One section of "A Resolution Affirming the Dignity of Lesbian, Gay, Bisexual, and Transgender People and Calling for the Repeal of Session Law 2016-3/House Bill 2" makes clear that the Town of Carrboro is prepared to move beyond disapproving words when it comes to fighting the new law. 

"The Board of Aldermen urges the North Carolina General Assembly to repeal House Bill 2 at the earliest opportunity," the Carrboro resolution reads, in part. "Meanwhile, the Board will look to the court system for remedy, seeking opportunities to partner with other local jurisdictions and advocacy organizations in taking appropriate legal action against this unconstitutional legislation; to adopt appropriate local ordinances to advance the cause of equal protection; and to encourage other local governments to exercise their legislative authority to promote equal protection and nondiscrimination."

(You can scroll through the entire resolution at the bottom of this post.)

In addition to that resolution, Slade introduced a "strong condemnation of the North Carolina General Assembly legislators, and the North Carolina governor, who have enacted hate legislation."

He went on to name each legislator that voted for HB2. "That was a really long and outrageous list," said Alderperson Bethany Chaney, before Slade's resolution was also unanimously approved.

After voting, the meeting was opened to public comments. Orange County Commissioner Penny Rich was there, along with fellow commissioners Mark Dorosin and Mia Burroughs. On Friday, the Board of Commissioners released a statement of intent to participate in multi-jurisdictional legal action against HB2.

In her remarks, Rich said she's unwilling to support businesses boycotting North Carolina to express opposition to HB2. 

"Boycotts don't work," said Rich. "It's gonna hurt us. What we need from these businesses is for them to support us in lawsuits. We need their money. So I encourage you all to talk to them, and tell them that [we] support [their] support of us."

The commissioners present were joined by several local lawmakers, past and present, in the audience on Saturday. Former Chapel Hill Mayor Mark Kleinschmidt was there, and so was former Council member Lee Storrow. Current Council members present included Donna Bell, Sally Greene, Nancy Oates, Michael Parker and Jessica Anderson.

"This is not about bathrooms," said Anderson on her public remarks, "but if we are using bathrooms as a metaphor for all this, I will go with you."

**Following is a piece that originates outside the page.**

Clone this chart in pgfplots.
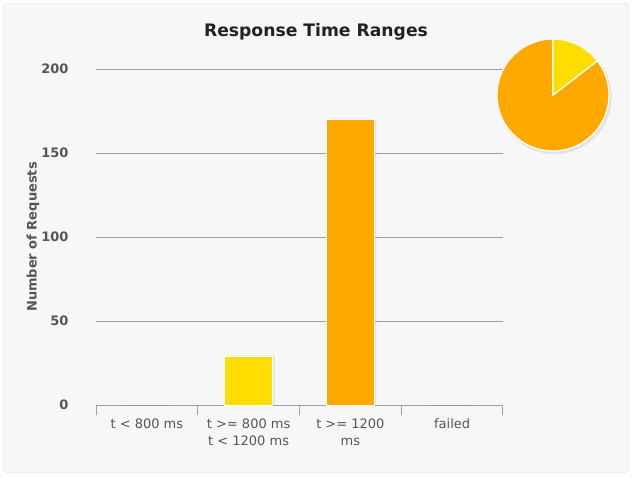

In other words, she would accompany transgender friends to public accommodations, a popular sentiment that inspired a widely shared hashtag after HB2 was passed. 

"I know that there are other straight white folks who will go with you," she continued. "As the soon-to-be mother of two, I would feel comfortable with my children being in the bathroom with anybody, except for anybody who voted for this bill."

On Monday at 6 p.m., the Chapel Hill Town Council will hold a Special Meeting to address HB2.

Several other citizens spoke at the public hearing. Among those, Amanda Ashley brought down the house. 

"They're coming for us," said Ashley. "All of us. This bill targets not only us queers, but can  be interpreted to target women, the differently abled, the elderly, veterans, immigrants, those mired in poverty, those belonging to racial minorities, and also those municipal governments and elected officials who stand contrary to [Republican] rulership."

The sweep of HB2 is still being unpacked by legal experts, but as Seils pointed out later in the meeting: "One of the most troubling parts of the legislation is the part that appears to make it impossible to bring civil action in North Carolina courts on the basis of racial discrimination — and other categories. Disability, age, sex — all of the ones that we're very familiar with. "

State government was represented at Saturday's Town Hall meeting by Orange County Rep. Graig Meyer, a Democrat; and Democratic Senators Valerie Foushee and Mike Woodard, who joined all others in their caucus by walking out in protest on Wednesday before voting on HB2 began.

"That was fun," Woodard told The INDY. 

Near the end of Saturday's meeting, Lavelle said she plans to draft "a less Carrboro-ish resolution" that other jurisdictions can use as a model for their own resolutions against HB2.